## BEGIN Dataset

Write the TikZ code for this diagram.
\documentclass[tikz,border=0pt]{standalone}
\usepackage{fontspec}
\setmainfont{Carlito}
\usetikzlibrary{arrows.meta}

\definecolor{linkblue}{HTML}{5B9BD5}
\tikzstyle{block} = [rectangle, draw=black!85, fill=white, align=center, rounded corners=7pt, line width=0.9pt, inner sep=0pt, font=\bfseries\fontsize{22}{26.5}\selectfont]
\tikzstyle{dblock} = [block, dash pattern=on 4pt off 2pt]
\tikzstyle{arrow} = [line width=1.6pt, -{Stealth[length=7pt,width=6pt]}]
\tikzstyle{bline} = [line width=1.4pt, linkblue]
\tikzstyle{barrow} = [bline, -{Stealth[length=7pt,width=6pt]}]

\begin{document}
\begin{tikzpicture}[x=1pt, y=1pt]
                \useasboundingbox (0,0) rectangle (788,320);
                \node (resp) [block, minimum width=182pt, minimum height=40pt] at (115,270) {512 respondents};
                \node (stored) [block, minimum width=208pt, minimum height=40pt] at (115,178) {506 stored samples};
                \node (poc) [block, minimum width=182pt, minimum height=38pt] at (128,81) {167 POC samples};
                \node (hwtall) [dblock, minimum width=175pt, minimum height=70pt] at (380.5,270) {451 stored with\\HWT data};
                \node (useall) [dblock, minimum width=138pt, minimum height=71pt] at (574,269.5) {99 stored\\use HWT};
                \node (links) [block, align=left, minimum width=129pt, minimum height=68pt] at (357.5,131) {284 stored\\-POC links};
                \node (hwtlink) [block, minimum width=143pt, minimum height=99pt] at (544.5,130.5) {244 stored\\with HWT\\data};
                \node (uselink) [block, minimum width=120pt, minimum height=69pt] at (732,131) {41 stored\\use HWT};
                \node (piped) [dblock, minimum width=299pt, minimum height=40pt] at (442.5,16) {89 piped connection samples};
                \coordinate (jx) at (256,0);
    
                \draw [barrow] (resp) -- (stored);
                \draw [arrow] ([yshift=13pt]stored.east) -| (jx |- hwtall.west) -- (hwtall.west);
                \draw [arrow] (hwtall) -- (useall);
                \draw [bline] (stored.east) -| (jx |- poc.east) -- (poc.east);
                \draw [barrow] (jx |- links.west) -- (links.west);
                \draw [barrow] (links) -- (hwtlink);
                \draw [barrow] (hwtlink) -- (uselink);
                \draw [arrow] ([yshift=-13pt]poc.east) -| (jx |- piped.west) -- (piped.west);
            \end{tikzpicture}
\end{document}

## END Dataset
## BEGIN Dataset

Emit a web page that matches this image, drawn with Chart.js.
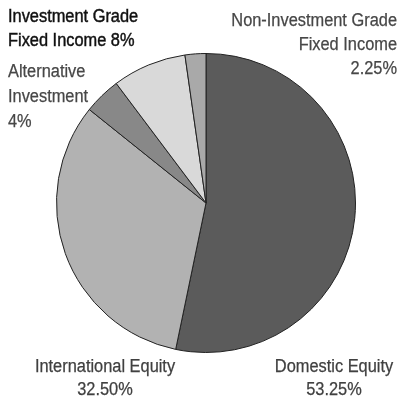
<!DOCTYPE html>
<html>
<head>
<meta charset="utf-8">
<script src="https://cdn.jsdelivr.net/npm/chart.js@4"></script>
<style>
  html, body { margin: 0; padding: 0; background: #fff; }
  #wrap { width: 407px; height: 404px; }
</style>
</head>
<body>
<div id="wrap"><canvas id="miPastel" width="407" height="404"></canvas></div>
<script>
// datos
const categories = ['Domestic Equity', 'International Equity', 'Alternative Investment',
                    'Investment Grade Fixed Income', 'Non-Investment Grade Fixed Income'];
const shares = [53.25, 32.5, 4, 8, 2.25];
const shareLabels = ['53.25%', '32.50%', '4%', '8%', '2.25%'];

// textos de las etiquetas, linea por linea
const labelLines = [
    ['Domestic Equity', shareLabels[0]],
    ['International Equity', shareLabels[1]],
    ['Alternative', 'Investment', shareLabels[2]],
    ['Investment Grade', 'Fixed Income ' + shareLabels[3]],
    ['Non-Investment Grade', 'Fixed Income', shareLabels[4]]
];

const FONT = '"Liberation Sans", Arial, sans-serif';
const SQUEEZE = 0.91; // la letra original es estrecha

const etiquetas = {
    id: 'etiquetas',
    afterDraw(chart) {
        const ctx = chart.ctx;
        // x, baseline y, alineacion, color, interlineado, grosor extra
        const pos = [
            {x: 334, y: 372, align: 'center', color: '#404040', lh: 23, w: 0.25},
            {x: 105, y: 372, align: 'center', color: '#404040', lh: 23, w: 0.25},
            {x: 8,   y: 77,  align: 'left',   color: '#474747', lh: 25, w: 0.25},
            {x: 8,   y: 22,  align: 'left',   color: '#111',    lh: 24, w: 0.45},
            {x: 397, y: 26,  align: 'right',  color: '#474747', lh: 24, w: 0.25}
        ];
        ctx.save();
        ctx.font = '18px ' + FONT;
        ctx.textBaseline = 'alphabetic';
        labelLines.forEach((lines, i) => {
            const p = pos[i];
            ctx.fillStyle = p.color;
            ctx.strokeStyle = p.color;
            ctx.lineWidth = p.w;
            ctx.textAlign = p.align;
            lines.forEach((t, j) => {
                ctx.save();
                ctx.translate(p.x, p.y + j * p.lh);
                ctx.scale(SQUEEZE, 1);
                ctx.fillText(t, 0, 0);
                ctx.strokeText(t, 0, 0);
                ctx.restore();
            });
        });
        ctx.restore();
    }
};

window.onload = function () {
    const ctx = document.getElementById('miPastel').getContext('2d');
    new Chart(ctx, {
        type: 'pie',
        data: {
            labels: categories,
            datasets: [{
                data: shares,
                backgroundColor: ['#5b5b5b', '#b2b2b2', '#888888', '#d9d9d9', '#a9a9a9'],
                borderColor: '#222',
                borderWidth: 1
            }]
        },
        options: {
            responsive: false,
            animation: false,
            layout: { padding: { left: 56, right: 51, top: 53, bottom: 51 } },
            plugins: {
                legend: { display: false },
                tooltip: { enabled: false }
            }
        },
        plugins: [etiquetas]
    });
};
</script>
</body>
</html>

## END Dataset

Take every line above carrying "with" and return it.

Output below:
                \node (hwtall) [dblock, minimum width=175pt, minimum height=70pt] at (380.5,270) {451 stored with\\HWT data};
                \node (hwtlink) [block, minimum width=143pt, minimum height=99pt] at (544.5,130.5) {244 stored\\with HWT\\data};
Emit a web page that matches this image, drawn with Chart.js.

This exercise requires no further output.